Among med school students who are accepted and matriculate, the white-black gap is a little smaller, about 0.7 standard deviations: Black med school matriculants score at the 63rd percentile, Hispanics at the 65th, whites at the 85th, and Asians at the 89th.

The Times spins black doctors’ lower ability as a good thing because they work in easier fields in less competitive places:

Leaders in medicine say training more Black and Hispanic doctors could help bridge the vast divides in American health care. Research shows that doctors from underrepresented racial and ethnic groups are more likely to work in primary care or in locales where doctors are scarce.
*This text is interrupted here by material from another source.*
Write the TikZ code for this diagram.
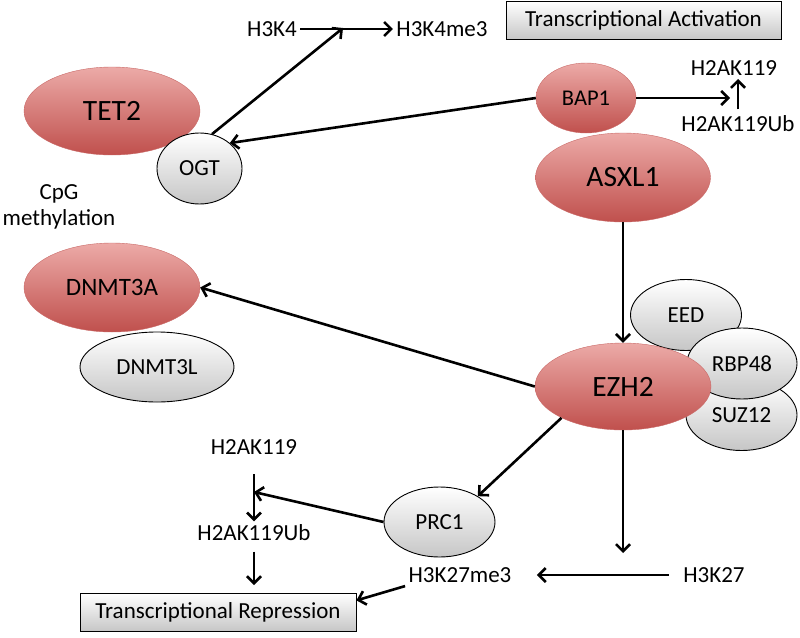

And in her much-praised dissent last week in defense of affirmative action, the talkative new affirmative action justice Ketanji Brown Jackson repeated the popular blood libel that:

For high-risk Black newborns, having a Black physician more than doubles the likelihood that the baby will live, and not die.

More likely, of course, is that black doctors, being, on average, less competent, tend to deal with the easier cases but then call in expert white doctors in matters of life or death.

That’s good. In general, doctors are dedicated professionals who behave in the best interests of their patients, black or white, rather than be lethally negligent racist manslaughterers as certain judges and the prestige press routinely imply.

Considering the disproportionate number of black crazymen who violently attack random Asians and whites on the street in this decade, is it a good idea for black judges and the NYT to be endorsing low-brow hate tropes?

#StochasticTerrorism.

This racial expertise gradient is just how we would expect bell curves to work.

But these days you are supposed to be ignorant of the basic nature of mathematics.